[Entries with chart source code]
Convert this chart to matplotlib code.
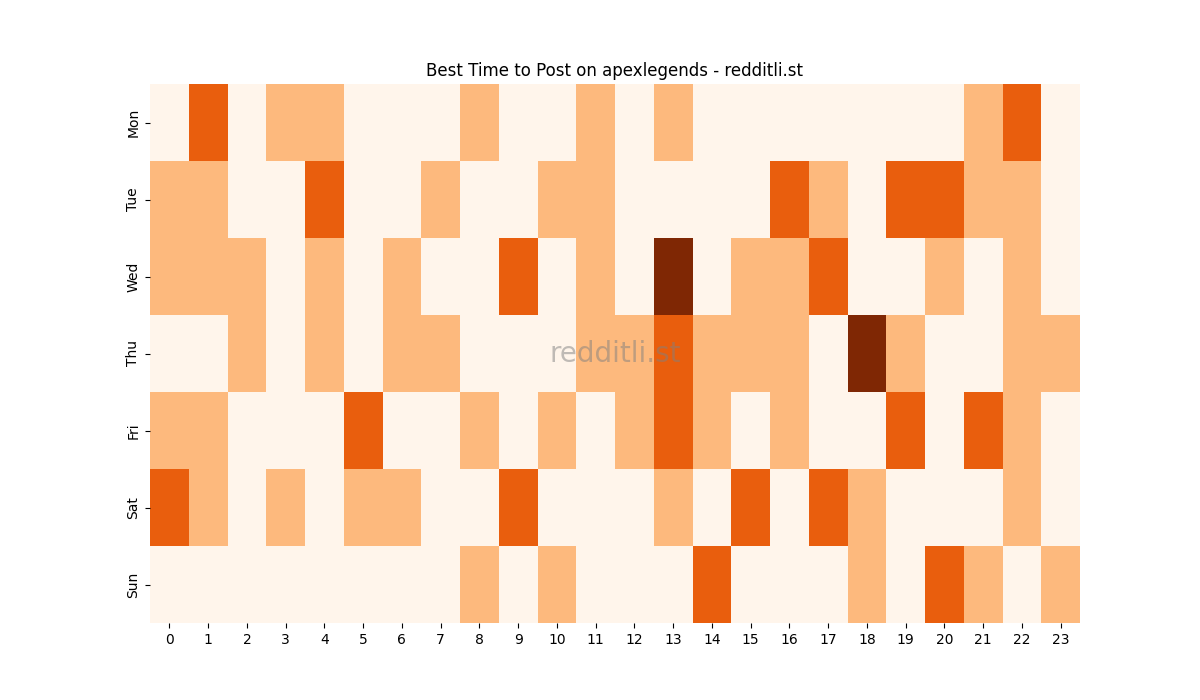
import matplotlib
matplotlib.use("Agg")
import matplotlib.pyplot as plt
import seaborn as sns
import pandas as pd

days = ["Mon", "Tue", "Wed", "Thu", "Fri", "Sat", "Sun"]
hours = list(range(24))

# activity level per hour (0-3)
mon = [0, 2, 0, 1, 1, 0, 0, 0, 1, 0, 0, 1, 0, 1, 0, 0, 0, 0, 0, 0, 0, 1, 2, 0]
tue = [1, 1, 0, 0, 2, 0, 0, 1, 0, 0, 1, 1, 0, 0, 0, 0, 2, 1, 0, 2, 2, 1, 1, 0]
wed = [1, 1, 1, 0, 1, 0, 1, 0, 0, 2, 0, 1, 0, 3, 0, 1, 1, 2, 0, 0, 1, 0, 1, 0]
thu = [0, 0, 1, 0, 1, 0, 1, 1, 0, 0, 0, 1, 1, 2, 1, 1, 1, 0, 3, 1, 0, 0, 1, 1]
fri = [1, 1, 0, 0, 0, 2, 0, 0, 1, 0, 1, 0, 1, 2, 1, 0, 1, 0, 0, 2, 0, 2, 1, 0]
sat = [2, 1, 0, 1, 0, 1, 1, 0, 0, 2, 0, 0, 0, 1, 0, 2, 0, 2, 1, 0, 0, 0, 1, 0]
sun = [0, 0, 0, 0, 0, 0, 0, 0, 1, 0, 1, 0, 0, 0, 2, 0, 0, 0, 1, 0, 2, 1, 0, 1]

df = pd.DataFrame([mon, tue, wed, thu, fri, sat, sun], index=days, columns=hours)

fig, ax = plt.subplots(figsize=(12, 7), dpi=100)
sns.heatmap(df, cmap="Oranges", vmin=0, vmax=3, cbar=False, ax=ax)
ax.set_title("Best Time to Post on apexlegends - redditli.st")
ax.text(0.5, 0.5, "redditli.st", transform=ax.transAxes, fontsize=20,
        color="gray", alpha=0.5, ha="center", va="center")

plt.savefig("out.png")
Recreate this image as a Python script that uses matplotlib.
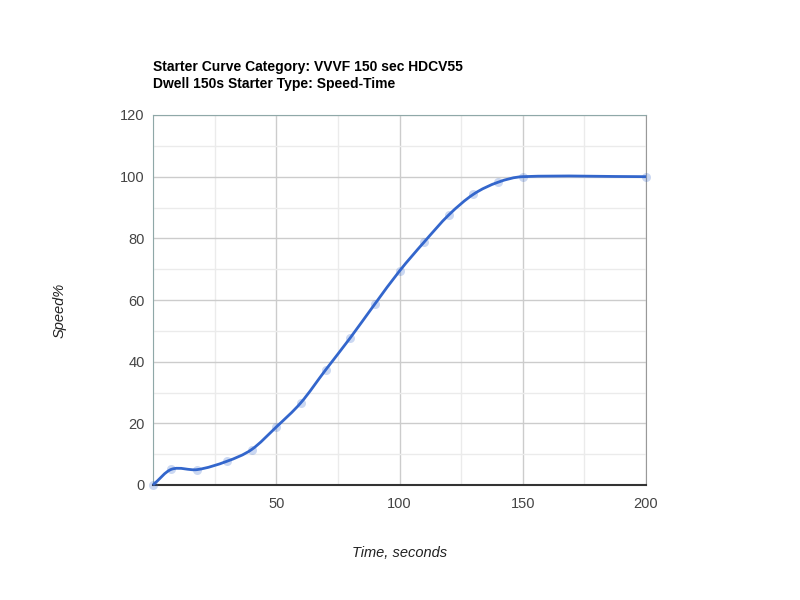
import matplotlib
matplotlib.use('Agg')
import matplotlib.pyplot as plt
from matplotlib.path import Path
from matplotlib.patches import PathPatch
from matplotlib.ticker import MultipleLocator

plt.rcParams['font.family'] = ['Liberation Sans', 'DejaVu Sans']

# data
time_s = [0, 7.5, 18, 30, 40, 50, 60, 70, 80, 90, 100, 110, 120, 130, 140, 150, 200]
speed_pct = [0, 5.1, 5.0, 7.7, 11.5, 18.8, 26.7, 37.3, 47.7, 58.7, 69.4, 78.8, 87.6, 94.3, 98.2, 100, 100]

title_lines = ['Starter Curve Category: VVVF 150 sec HDCV55',
               'Dwell 150s Starter Type: Speed-Time']
x_label = 'Time, seconds'
y_label = 'Speed%'
x_ticks = [50, 100, 150, 200]
y_ticks = [0, 20, 40, 60, 80, 100, 120]

line_color = '#3366cc'


def smooth_path(xs, ys):
    # cubic hermite through the points, drawn as bezier segments
    n = len(xs)
    slopes = []
    for i in range(n):
        a = max(i - 1, 0)
        b = min(i + 1, n - 1)
        slopes.append((ys[b] - ys[a]) / (xs[b] - xs[a]))
    verts = [(xs[0], ys[0])]
    codes = [Path.MOVETO]
    for i in range(n - 1):
        d = (xs[i + 1] - xs[i]) / 3.0
        c1 = (xs[i] + d, ys[i] + slopes[i] * d)
        c2 = (xs[i + 1] - d, ys[i + 1] - slopes[i + 1] * d)
        verts += [c1, c2, (xs[i + 1], ys[i + 1])]
        codes += [Path.CURVE4] * 3
    return Path(verts, codes)


fig = plt.figure(figsize=(8, 6), dpi=100)
ax = fig.add_axes([153 / 800, 1 - 485 / 600, 493 / 800, 370 / 600])

ax.set_xlim(0, 200)
ax.set_ylim(0, 120)
ax.xaxis.set_major_locator(MultipleLocator(50))
ax.xaxis.set_minor_locator(MultipleLocator(25))
ax.yaxis.set_major_locator(MultipleLocator(20))
ax.yaxis.set_minor_locator(MultipleLocator(10))
ax.set_xticks(x_ticks)
ax.set_yticks(y_ticks)
ax.grid(which='major', color='#cccccc', linewidth=1)
ax.grid(which='minor', color='#ebebeb', linewidth=1)
ax.set_axisbelow(True)
ax.tick_params(which='both', length=0)
ax.tick_params(axis='both', labelsize=10.5, colors='#444444', pad=6)
ax.tick_params(axis='x', pad=9)

for side in ['left', 'top']:
    ax.spines[side].set_color('#8fa8a8')
ax.spines['right'].set_color('#999999')
ax.spines['bottom'].set_color('#333333')
ax.spines['bottom'].set_linewidth(1.5)

ax.add_patch(PathPatch(smooth_path(time_s, speed_pct), facecolor='none',
                       edgecolor=line_color, linewidth=2, zorder=3,
                       clip_on=False))
ax.plot(time_s, speed_pct, linestyle='none', marker='o', markersize=6.5,
        markerfacecolor=line_color, markeredgecolor='none', alpha=0.25,
        zorder=4, clip_on=False)

fig.text(153 / 800, 1 - 67 / 600, title_lines[0], fontsize=10,
         fontweight='bold', color='#000000', va='center', ha='left')
fig.text(153 / 800, 1 - 84 / 600, title_lines[1], fontsize=10,
         fontweight='bold', color='#000000', va='center', ha='left')

fig.text(400 / 800, 1 - 553 / 600, x_label, fontsize=10.5, style='italic',
         color='#222222', ha='center', va='center')
fig.text(60 / 800, 1 - 310 / 600, y_label, fontsize=10.5, style='italic',
         color='#222222', ha='center', va='center', rotation=90)

fig.savefig('out.png', dpi=100)
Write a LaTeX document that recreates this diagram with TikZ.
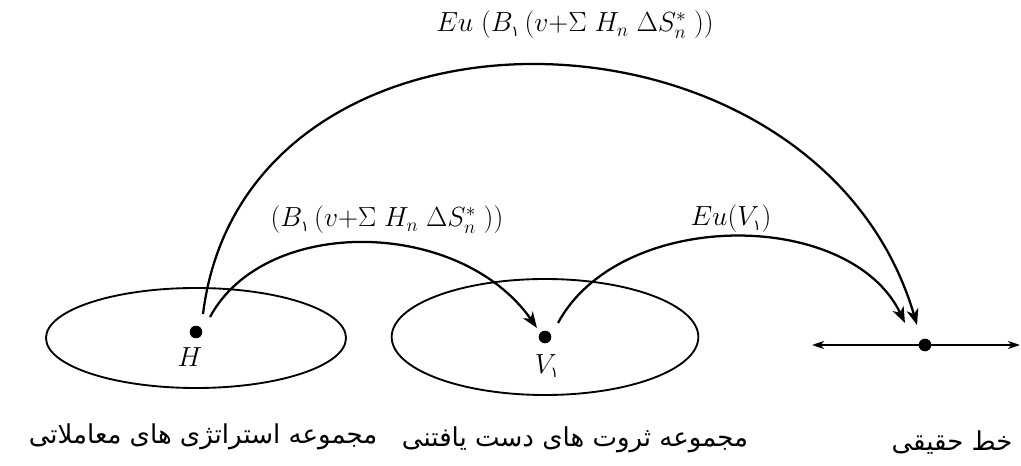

TO BE DONE:
Gather up, from the records above, each line where the word "that" appears.

WRITTEN SOLUTION:
Recreate this image as a Python script that uses matplotlib.
Write a LaTeX document that recreates this diagram with TikZ.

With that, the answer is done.